In Okinawa Prefecture, one person was hurt and damage accumulated to ¥77.2 million yen. On Shikoku Island, little damage was reported. A total of 214 homes were damaged in Kōchi Prefecture and ten others were leveled. There were also eleven landslides. Damage in the prefecture totaled ¥1.2 billion yen. Two people were killed in Miyazaki Prefecture because of landslides and another drowned into a river, and an additional ten were wounded. Throughout the prefecture, 4,688 houses suffered damage, while an additional ninety-two dwellings were destroyed, which led to 18,449 homeless. Furthermore, 2,700 households lost power in the city Miyazaki while 8,339 households lost power in Nichinan. Prefecture-wide, damage totaled ¥10.8 billion yen, primarily from the western portion of the prefecture. In Kagoshima Prefecture, five people suffered injuries, including two in a landslide. A total of 229 houses were damaged and seventy more were destroyed; consequently, 194 people lost their homes. In the town of Takayama, located in Kagoshima Prefecture, over 100,000 fish died. According to authorities, nearly 30,000 residencies were left without power. Across the prefecture, damage amounted to ¥15.3 billion yen. Throughout the entire island of Kyushu, 150 national flights were cancelled.

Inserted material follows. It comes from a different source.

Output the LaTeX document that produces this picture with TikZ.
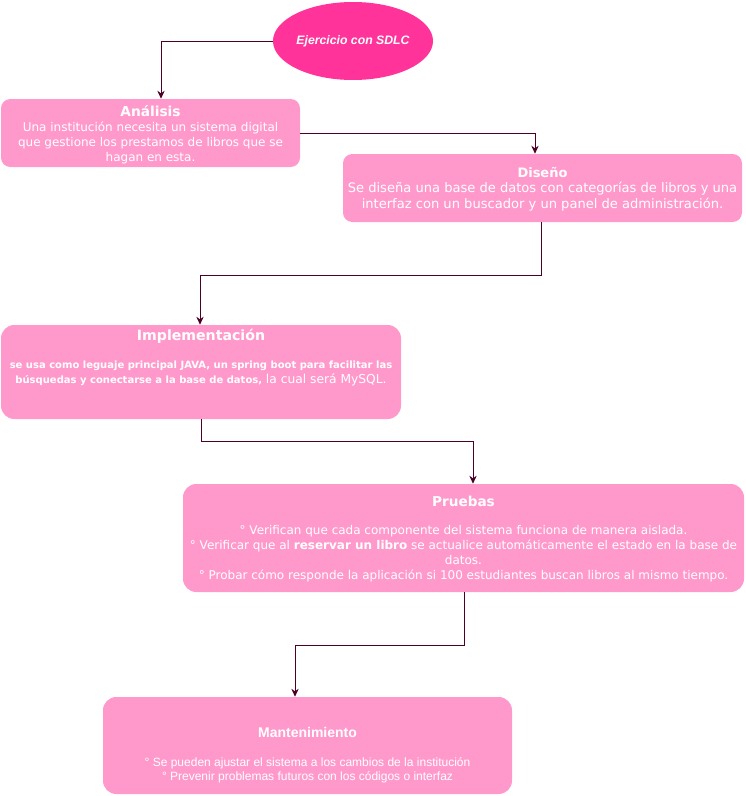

In Wakayama Prefecture, sixty-seven homes were damaged and damage was estimated at ¥187 million yen. Four buildings were destroyed in Shingu City, resulting in twenty homeless. Three flights were cancelled and three others were delayed at the Okayama Airport. Elsewhere, in
Kanagawa Prefecture, heavy rains triggered fifty-nine landslides. A total of 1,713 homes were damaged and 915 others were destroyed, which resulted in 2,956 homeless individuals. Ninety bullet trains were cancelled between Tokyo and Osaka. In nearby Oshima Subprefecture, heavy rains forced the closure of nine roads. Throughout Tokyo, eight structures were damaged and twelve flights were delayed. A 49-year-old man was killed in a landslide in Shizuoka. Across Shizuoka prefecture, heavy rains caused 143 landslides. There, 1,697 homes were damaged, with 144 others destroyed. Roads were damaged in 162 locations. Nearly 900 ha of arable land was inundated. In Mie Prefecture, two people were presumed dead after they drowned in a river and three others were hurt. A total of 1,079 homes were damaged and thirty-nine others were demolished, which resulted in 130 people homeless. Damage there was assessed at ¥2.62 billion yen. At the Narita International Airport, sixty-eight flights were delayed. In Chiba Prefecture, there was one minor injury. A total of 213 houses were destroyed and eighteen others were damaged. Embankments were damaged at eighty-five sites across the prefecture. Seventy-five individuals lost their homes in Yamanashi Prefecture, where damage totaled to ¥716 million yen. Elsewhere, 304 dwellings were damaged and twenty-eight were demolished along coastal areas of Saitama Prefecture. Damage in Gunma prefecture totaled ¥53.8 million yen.

The typhoon hit the Japanese archipelago ten days after Typhoon Flo, which claimed forty lives and caused over $4 billion in damage. The storm also forced the cancellation of the final round of the Top Cup Tokai Classic. Much of the southwestern portion of the country suffered the worst damage from the typhoon. Nationwide, six fatalities were reported and twenty others sustained injuries. A total 210 houses were destroyed while 13,318 others were flooded. Landslides triggered by heavy rain were reported at 340 places and roads were damaged at 182 locations. All Nippon Airways cancelled ninety domestic flights and Japan Airlines cancelled ten flights. More than 200,000 people were affected by cancellation of flights and train services. Thirty-one ships and 4273 ha of farmland were damaged. Monetary damage totaled ¥22.9 billion yen or US$158 million.